Lead partner : Prof.Francis Green - University of Kent, Department of Economics - United Kingdom
Second : Prof. Csaba Mako - Hungarian Academy of Sciences, Institute of Sociology - Hungary
 
The overall aim of this package is to propose indicators for measuring work organisation as reported by job-holders, its evolution and the possible outcomes for workers. Based on the work on priorities and on definitions likely areas to be included are : 
 - direct measure of work organisation, such as the presence and nature of team-working (e.g. whether self-directed), the use of “quality circles” or “improvement groups”, sources of direction for workers (extent and nature of supervision, extent and nature of employees’ own influence on work tasks, and related aspects of personal autonomy for workers)
 - direct measures of generic technologies in use in the workplace: in practice, measures of the use and type of use of ICT in jobs
 - relevant employer HRM policies that are likely to affect what employees do, such as appraisal and training
 - forms of participation in decision-making about work organisation
 - skills that are associated with work organisation (e.g. planning skills)
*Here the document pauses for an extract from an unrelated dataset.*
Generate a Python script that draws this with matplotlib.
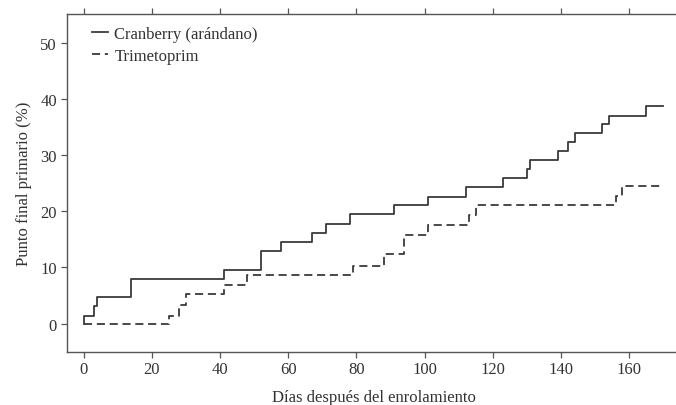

With respect to worker outcomes, the intention is to look beyond the basic traditional measure of worker outcome – the rate of pay – and to consider also other important working conditions including non-financial aspects of well-being in the work-place, such as work intensification, job satisfaction, and psychological measures of well-being.

The related aim will be to consider ways and instruments for measuring changes in work organisation and in worker outcomes. There is a choice of means for indicating changes : one can either develop retrospective indicators of change, which involve survey respondents being able to recall changes and their timing reliably ; alternatively, one can derive change measures using repeated questions in longitudinal studies or successive representative cross-section samples of the same population. This package will consider the merits of each approach for measuring changes in work organisation and in worker outcomes.

A draft of the chapter on employee-level measures will be discussed with members from the consortium and presented to the stakeholders at the time of the third Meadow General Assembly meeting to be held in February 2009.